| Field: | Response: |
|---|---|
| Generatable or Reverse engineerable personally-identifiable information? | None |
| Was consent obtained for any personal data used? | None Known |
| Personal data used to create this model? | None Known |
| How often is dataset reviewed? | Before Release |
| Is there provenance for all datasets used in training? | Yes |
| Does data labeling (annotation, metadata) comply with privacy laws? | Yes |
| Applicable NVIDIA Privacy Policy | https://www.nvidia.com/en-us/about-nvidia/privacy-policy/ |
Privacy (Privacy Subcard)
We employ automated tools and data processing techniques to scan datasets for text segments matching patterns associated with potential Personally Identifiable Information (PII) during pre-training to identify and filter certain categories of personal information, including phone numbers, email addresses, and government IDs. Scans of the Dolma, Buzz-V1.2, and FineWeb4 datasets detected no PII in their 3,000-sample sets.

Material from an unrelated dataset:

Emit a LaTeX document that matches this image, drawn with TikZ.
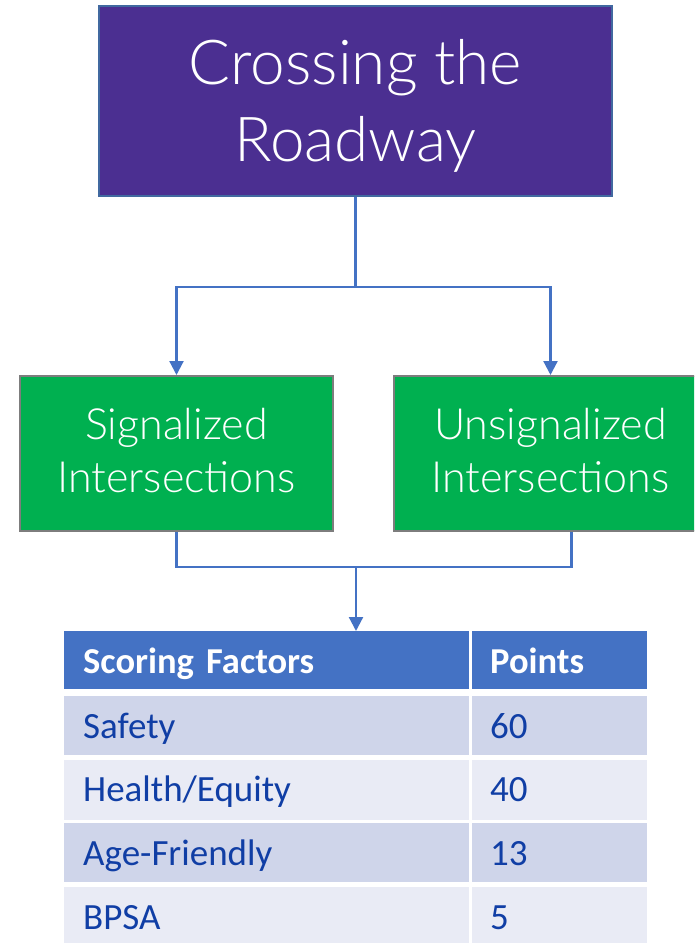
\documentclass[tikz,border=0pt]{standalone}
\usepackage{fontspec}
\setmainfont{Carlito}
\newfontfamily\lightfont{Lato Light}
\usetikzlibrary{arrows.meta}
\definecolor{topfill}{RGB}{75,47,145}
\definecolor{topedge}{RGB}{65,105,160}
\definecolor{grnfill}{RGB}{0,176,80}
\definecolor{grnedge}{RGB}{125,125,125}
\definecolor{conncol}{RGB}{68,114,196}
\definecolor{hdrfill}{RGB}{68,114,196}
\definecolor{rowA}{RGB}{207,213,234}
\definecolor{rowB}{RGB}{233,235,245}
\definecolor{rowtext}{RGB}{16,62,165}
\tikzset{
  topbox/.style={draw=topedge, line width=1.5pt, fill=topfill,
    minimum width=513pt, minimum height=190pt, inner sep=0pt},
  toptext/.style={text=white, align=center, inner sep=0pt, yshift=-5pt,
    font=\lightfont\fontsize{62}{77}\selectfont},
  grnbox/.style={draw=grnedge, line width=2pt, fill=grnfill,
    minimum width=313pt, minimum height=155pt, inner sep=0pt},
  grntext/.style={text=white, align=center, inner sep=0pt, yshift=3pt,
    font=\lightfont\fontsize{43}{53}\selectfont},
  conn/.style={draw=conncol, line width=2.2pt},
  arr/.style={conn, -{Triangle[width=14pt,length=14pt]}},
  cellA/.style={anchor=north west, inner xsep=19pt, inner ysep=0pt, text width=367pt, align=left,
    font=\fontsize{37}{44}\selectfont, text height=42pt},
  cellB/.style={anchor=north west, inner xsep=18pt, inner ysep=0pt, text width=139pt, align=left,
    font=\fontsize{37}{44}\selectfont, text height=42pt},
  hdr/.style={fill=hdrfill, text=white, text depth=16pt, font=\bfseries\fontsize{36.5}{44}\selectfont},
  rA/.style={fill=rowA, text=rowtext, text depth=17pt},
  rB/.style={fill=rowB, text=rowtext, text depth=18pt},
}
\begin{document}
\begin{tikzpicture}[x=1pt,y=-1pt]
\clip (0,0) rectangle (694,943);
\fill[white] (0,0) rectangle (694,943);

\node[topbox, label={[toptext]center:{Crossing the\\Roadway}}] (top) at (355.5,101) {};
\node[grnbox, label={[grntext]center:{Signalized\\Intersections}}] (sig) at (176.5,453.5) {};
\node[grnbox, label={[grntext]center:{Unsignalized\\Intersections}}] (uns) at (550.5,453.5) {};

\coordinate (j1) at (355.5,287);
\coordinate (j2) at (356,567);

% table
\node[cellA,hdr] (h1) at (64,631) {Scoring Factors};
\node[cellB,hdr] (h2) at (472,631) {Points};
\node[cellA,rA] (a1) at (64,696) {Safety};
\node[cellB,rA] (b1) at (472,696) {60};
\node[cellA,rB] (a2) at (64,759.5) {Health/Equity};
\node[cellB,rB] (b2) at (472,759.5) {40};
\node[cellA,rA] (a3) at (64,823) {Age-Friendly};
\node[cellB,rA] (b3) at (472,823) {13};
\node[cellA,rB] (a4) at (64,887) {BPSA};
\node[cellB,rB] (b4) at (472,887) {5};

\draw[conn] (top.south) -- (j1);
\draw[arr] (j1) -| (sig.north);
\draw[arr] (j1) -| (uns.north);
\draw[conn] (sig.south) |- (j2);
\draw[conn] ([xshift=21pt]uns.south) |- (j2);
\draw[arr] (j2) -- (j2 |- h1.north);
\end{tikzpicture}
\end{document}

Microsoft Presidio indicated potential privacy risks such as flagged items in HelpSteer 3 that were ultimately found to be non-sensitive placeholder data in code. Verified instances of PII, including an email address and a phone number found in the C4 dataset, were [removed using automated filtering techniques, human-in-the-loop review, and redaction pipelines]. This evaluation used a 3,000-sample subset per dataset, identified as the optimal threshold for maximizing embedder accuracy.